Le passage de danseur à directeur s’est bien passé ; c’était un choix. Je n’avais pas de frustration en tant que danseur : j’avais tout dansé. Je suis arrivé prêt à donner et à partager avec une nouvelle génération de danseurs. Je suis resté dix ans à Vienne. On m’a proposé de rester ; j’ai préféré suivre Dominique Meyer, nommé à la Scala. Cette collaboration est une sécurité ; avoir un directeur qui adore le ballet, qui vous donne carte blanche, c’est assez unique. Transmettre, c’est ce qui me plaît.

Chez un danseur, je cherche la créativité

Que recherchez-vous dans un danseur?

Ce qui me parle le plus, ce sont les danseurs très musicaux. La musique m’a toujours guidé, donc j’aime voir des danseurs qui ont la musique dans le corps.

Ensuite, des danseurs qui ont une intelligence, qui proposent des choses ; pas simplements des machines à qui l’on doit tout expliquer. J’aime bien que les gens aient une idée de leur métier, sinon, on s’ennuie. La perfection technique, ce n’est pas forcément ce que le public cherche ; c’est l’émotion, la sensibilité.

Comment bâtissez-vous une programmation?

Vienne, Paris, Milan sont des grandes companies pour le ballet classique, mais elles ne peuvent plus s’en contenter. Je bâtis sur des spectacles plus contemporains ; je recherche des chorégraphes nouveaux comme Philippe Kratz ou Simone Valastro.

Mais la nouveauté peut aussi passer par le classique ! Le Coppélia d’Alexei Ratmasky [pour le ballet de la Scala], très traditionnel, a fait un triomphe car il y a le public pour ça. J’ai trouvé le ballet frais, neuf ; c’est un classique de 2024. Le classique, c’est mon école, mais je ne l’aime pas quand il est quelque peu ringard ; il faut arranger les choses au goût du jour.
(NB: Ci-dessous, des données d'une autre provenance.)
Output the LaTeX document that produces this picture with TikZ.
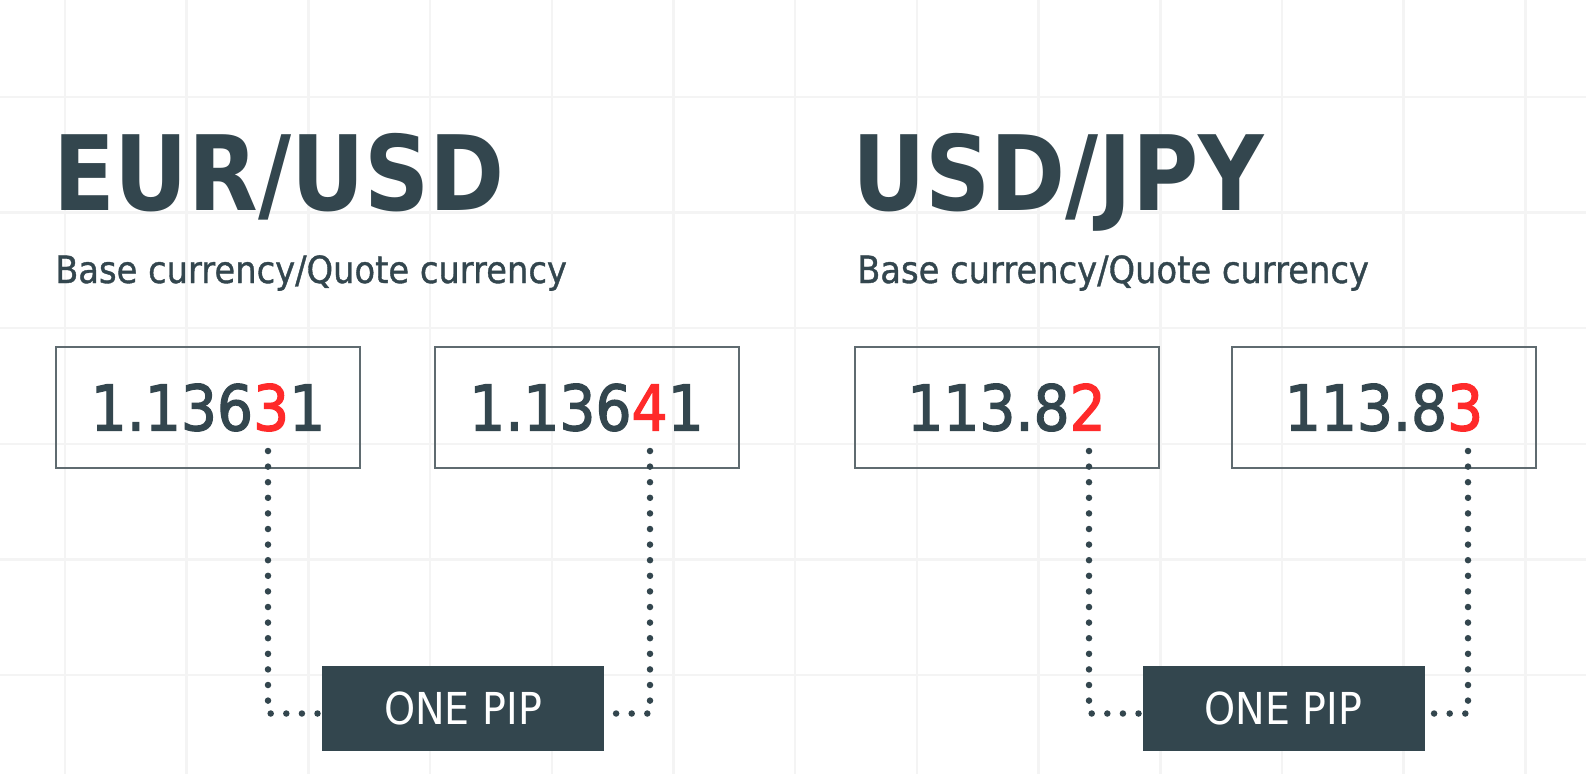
\documentclass[tikz,border=0pt]{standalone}
\usepackage{fontspec}
\setmainfont{DejaVu Sans}[FakeStretch=0.9]
\newfontfamily\titlefont{DejaVu Sans}[FakeStretch=0.87]
\newfontfamily\numfont{DejaVu Sans}[FakeStretch=0.9,FakeBold=2]
\newfontfamily\subfont{DejaVu Sans}[FakeStretch=0.9,FakeBold=1]
\definecolor{slate}{HTML}{33464E}
\definecolor{pipred}{HTML}{FF2A2A}
\definecolor{boxgray}{HTML}{5F6B70}
\definecolor{gridgray}{HTML}{F4F4F4}
\newcommand{\rd}[1]{{\color{pipred}#1}}
\begin{document}
\begin{tikzpicture}[x=1pt,y=-1pt,
  pair/.style={anchor=base west,inner sep=0pt,text=slate,font=\titlefont\bfseries\fontsize{104}{104}\selectfont},
  sub/.style={anchor=base west,inner sep=0pt,text=slate,font=\subfont\fontsize{37.5}{37.5}\selectfont},
  quote/.style={draw=boxgray,line width=2pt,minimum width=304pt,minimum height=121pt,inner sep=0pt,text=slate,font=\numfont\fontsize{63}{63}\selectfont},
  pip/.style={fill=slate,minimum width=282pt,minimum height=85pt,inner sep=0pt,text=white,font=\fontsize{44}{44}\selectfont},
  dots/.style={draw=slate,line width=6.5pt,line cap=round,dash pattern=on 0pt off 15.6pt}]
\useasboundingbox (0,0) rectangle (1586,774);
\fill[white] (0,0) rectangle (1586,774);
% faint grid
\foreach \gx in {0,...,12} \draw[gridgray,line width=2.5pt] (65+121.7*\gx,0) -- ++(0,774);
\foreach \gy in {0,...,5} \draw[gridgray,line width=2.5pt] (0,97+115.6*\gy) -- ++(1586,0);

% EUR/USD
\node[pair] (eurusd) at (53,210) {EUR/USD};
\node[sub] (eurbase) at (55,283) {Base currency/Quote currency};
\node[quote] (eurbid) at (208,407.5) {1.136\rd{3}1};
\node[quote] (eurask) at (586.5,407.5) {1.136\rd{4}1};
\node[pip] (eurpip) at (463,708.5) {ONE PIP};
\coordinate (eurbidpip) at (268,451);
\coordinate (euraskpip) at (650,451);
\draw[dots] (eurbidpip) |- ([yshift=-5pt]eurpip.west);
\draw[dots] (euraskpip) |- ([yshift=-5pt]eurpip.east);

% USD/JPY
\node[pair] (usdjpy) at (852,210) {USD/JPY};
\node[sub] (usdbase) at (857,283) {Base currency/Quote currency};
\node[quote] (usdbid) at (1006.5,407.5) {113.8\rd{2}};
\node[quote] (usdask) at (1384,407.5) {113.8\rd{3}};
\node[pip] (usdpip) at (1283.5,708.5) {ONE PIP};
\coordinate (usdbidpip) at (1089,451);
\coordinate (usdaskpip) at (1468,451);
\draw[dots] (usdbidpip) |- ([yshift=-5pt]usdpip.west);
\draw[dots] (usdaskpip) |- ([yshift=-5pt]usdpip.east);
\end{tikzpicture}
\end{document}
J'aime raconter des histoires

Justement, comment faites-vous pour rendre le classique moderne lorsque vous chorégraphiez ? A quoi ressemble le ballet classique de 2024 ?

J’ai commencé la chorégraphie en 2016 ; depuis, j’ai monté deux grands ballets, Le Corsaire et Sylvia. Je ne suis pas un accro de la chorégraphie ; j’attends de trouver le ballet qui me parle, qui n’a pas été vu et revu. Corsaire, je n’en avais vu aucune version ; Sylvia je n’en connais que deux : alors pourquoi pas les miennes ? Refaire un autre Casse-noisettes, ça ne m’intéresse pas, je connais trop de versions qui me plaisent.

J’ai ma manière à moi de créer des pas, de raconter une histoire. Le classique d’aujourd’hui passe par des codes plus légers, des costumes moins lourds… On peut moderniser des versions classiques avec des matériaux différents ; on peut alléger et faire encore rêver. Mais pour ça il faut de sacrées connaissances ; on ne peut pas créer un ballet classique sans en connaître l’histoire, sans avoir un amour pour le ballet classique.

Seriez-vous prêt à chorégraphiez autre chose que du classique - comme du contemporain ?

Non, car je sais qu’il y a trop de chorégraphes excellents, je ne ferais que du déjà vu. Il y a des gens avec un univers contemporain très fort. Je fais dans ce que je sais faire ; et je sais qu’il n’y pas beaucoup de gens qui le font. C’est là où je me sens à ma place.